▸ Set exercise
Please give back word for word the lines below, from the first one through the one with "const azul = '#0000ff';".
---*---
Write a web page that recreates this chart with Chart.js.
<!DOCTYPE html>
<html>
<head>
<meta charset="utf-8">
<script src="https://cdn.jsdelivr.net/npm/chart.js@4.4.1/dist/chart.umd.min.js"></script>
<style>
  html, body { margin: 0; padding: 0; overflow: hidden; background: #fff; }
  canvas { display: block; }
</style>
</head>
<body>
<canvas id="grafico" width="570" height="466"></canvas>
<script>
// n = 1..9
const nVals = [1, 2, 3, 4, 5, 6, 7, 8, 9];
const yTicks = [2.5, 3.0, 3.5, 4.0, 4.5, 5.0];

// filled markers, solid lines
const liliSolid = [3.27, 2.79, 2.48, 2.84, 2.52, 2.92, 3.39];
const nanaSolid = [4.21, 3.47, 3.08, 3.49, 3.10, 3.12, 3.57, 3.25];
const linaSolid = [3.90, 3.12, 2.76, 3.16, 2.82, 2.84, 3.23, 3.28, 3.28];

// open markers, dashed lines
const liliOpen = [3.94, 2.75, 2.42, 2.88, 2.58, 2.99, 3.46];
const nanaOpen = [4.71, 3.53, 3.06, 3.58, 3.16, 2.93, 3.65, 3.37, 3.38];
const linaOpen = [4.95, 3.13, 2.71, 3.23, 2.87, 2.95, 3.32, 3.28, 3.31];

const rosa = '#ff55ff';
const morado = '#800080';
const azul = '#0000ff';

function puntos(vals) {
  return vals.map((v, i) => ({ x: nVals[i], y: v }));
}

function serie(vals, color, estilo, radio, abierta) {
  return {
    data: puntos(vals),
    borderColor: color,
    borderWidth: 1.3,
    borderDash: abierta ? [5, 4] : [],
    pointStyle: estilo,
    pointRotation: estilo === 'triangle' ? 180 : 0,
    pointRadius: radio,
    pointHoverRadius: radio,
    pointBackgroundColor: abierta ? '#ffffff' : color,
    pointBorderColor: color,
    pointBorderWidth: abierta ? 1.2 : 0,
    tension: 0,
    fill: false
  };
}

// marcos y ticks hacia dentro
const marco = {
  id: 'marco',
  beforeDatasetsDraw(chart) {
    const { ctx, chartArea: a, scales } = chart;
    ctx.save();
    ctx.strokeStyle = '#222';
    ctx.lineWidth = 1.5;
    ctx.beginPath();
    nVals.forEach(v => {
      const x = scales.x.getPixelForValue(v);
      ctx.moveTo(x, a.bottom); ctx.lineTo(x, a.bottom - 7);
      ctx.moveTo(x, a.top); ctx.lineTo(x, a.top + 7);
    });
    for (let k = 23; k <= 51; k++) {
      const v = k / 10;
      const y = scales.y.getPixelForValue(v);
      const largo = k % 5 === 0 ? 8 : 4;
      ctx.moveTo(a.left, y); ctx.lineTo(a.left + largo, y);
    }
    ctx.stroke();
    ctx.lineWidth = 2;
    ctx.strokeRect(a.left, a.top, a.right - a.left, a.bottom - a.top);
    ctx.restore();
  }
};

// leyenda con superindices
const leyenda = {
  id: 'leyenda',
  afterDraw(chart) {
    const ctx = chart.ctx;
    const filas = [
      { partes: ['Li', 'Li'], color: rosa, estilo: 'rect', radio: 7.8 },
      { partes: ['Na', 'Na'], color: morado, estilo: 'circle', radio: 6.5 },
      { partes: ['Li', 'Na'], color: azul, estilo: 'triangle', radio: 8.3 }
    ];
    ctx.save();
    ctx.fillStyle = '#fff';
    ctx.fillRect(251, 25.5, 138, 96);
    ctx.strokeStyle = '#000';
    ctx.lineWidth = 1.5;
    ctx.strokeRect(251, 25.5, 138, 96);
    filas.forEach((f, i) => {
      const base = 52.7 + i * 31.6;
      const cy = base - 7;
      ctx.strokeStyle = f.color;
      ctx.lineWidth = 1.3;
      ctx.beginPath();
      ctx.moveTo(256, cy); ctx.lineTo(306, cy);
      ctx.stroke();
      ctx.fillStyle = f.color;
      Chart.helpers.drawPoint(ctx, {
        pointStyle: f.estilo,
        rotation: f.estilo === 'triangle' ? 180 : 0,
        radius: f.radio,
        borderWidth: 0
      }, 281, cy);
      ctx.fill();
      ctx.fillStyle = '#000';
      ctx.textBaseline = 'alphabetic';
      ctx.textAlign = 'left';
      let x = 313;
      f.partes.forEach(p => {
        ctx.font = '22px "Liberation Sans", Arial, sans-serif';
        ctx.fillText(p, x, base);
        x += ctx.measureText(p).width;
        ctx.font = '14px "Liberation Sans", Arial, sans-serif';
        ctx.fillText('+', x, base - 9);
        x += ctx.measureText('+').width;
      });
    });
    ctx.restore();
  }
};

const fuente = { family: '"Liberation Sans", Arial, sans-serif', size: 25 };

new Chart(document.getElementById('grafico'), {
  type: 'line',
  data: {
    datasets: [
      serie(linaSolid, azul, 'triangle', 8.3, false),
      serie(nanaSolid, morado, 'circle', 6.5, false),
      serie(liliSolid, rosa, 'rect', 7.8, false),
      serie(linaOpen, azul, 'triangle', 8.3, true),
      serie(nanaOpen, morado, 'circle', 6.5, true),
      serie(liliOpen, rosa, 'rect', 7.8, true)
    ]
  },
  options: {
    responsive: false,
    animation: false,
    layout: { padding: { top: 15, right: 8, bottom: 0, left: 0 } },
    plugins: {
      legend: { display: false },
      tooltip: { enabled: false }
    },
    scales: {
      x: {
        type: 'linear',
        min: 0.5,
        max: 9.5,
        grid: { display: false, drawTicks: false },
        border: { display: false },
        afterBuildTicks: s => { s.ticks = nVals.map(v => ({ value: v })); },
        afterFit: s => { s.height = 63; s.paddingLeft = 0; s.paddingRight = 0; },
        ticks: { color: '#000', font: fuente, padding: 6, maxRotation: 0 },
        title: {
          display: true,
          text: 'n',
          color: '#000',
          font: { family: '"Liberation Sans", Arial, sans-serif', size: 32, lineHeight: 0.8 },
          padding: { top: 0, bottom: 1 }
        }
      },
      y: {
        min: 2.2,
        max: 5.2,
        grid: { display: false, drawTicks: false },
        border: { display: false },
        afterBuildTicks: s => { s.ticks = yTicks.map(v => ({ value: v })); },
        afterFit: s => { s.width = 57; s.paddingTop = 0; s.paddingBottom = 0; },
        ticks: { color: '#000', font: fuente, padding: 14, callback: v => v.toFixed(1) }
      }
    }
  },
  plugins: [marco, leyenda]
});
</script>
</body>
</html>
---*---
▸ Task solution
Write a web page that recreates this chart with Chart.js.
<!DOCTYPE html>
<html>
<head>
<meta charset="utf-8">
<script src="https://cdn.jsdelivr.net/npm/chart.js@4.4.1/dist/chart.umd.min.js"></script>
<style>
  html, body { margin: 0; padding: 0; overflow: hidden; background: #fff; }
  canvas { display: block; }
</style>
</head>
<body>
<canvas id="grafico" width="570" height="466"></canvas>
<script>
// n = 1..9
const nVals = [1, 2, 3, 4, 5, 6, 7, 8, 9];
const yTicks = [2.5, 3.0, 3.5, 4.0, 4.5, 5.0];

// filled markers, solid lines
const liliSolid = [3.27, 2.79, 2.48, 2.84, 2.52, 2.92, 3.39];
const nanaSolid = [4.21, 3.47, 3.08, 3.49, 3.10, 3.12, 3.57, 3.25];
const linaSolid = [3.90, 3.12, 2.76, 3.16, 2.82, 2.84, 3.23, 3.28, 3.28];

// open markers, dashed lines
const liliOpen = [3.94, 2.75, 2.42, 2.88, 2.58, 2.99, 3.46];
const nanaOpen = [4.71, 3.53, 3.06, 3.58, 3.16, 2.93, 3.65, 3.37, 3.38];
const linaOpen = [4.95, 3.13, 2.71, 3.23, 2.87, 2.95, 3.32, 3.28, 3.31];

const rosa = '#ff55ff';
const morado = '#800080';
const azul = '#0000ff';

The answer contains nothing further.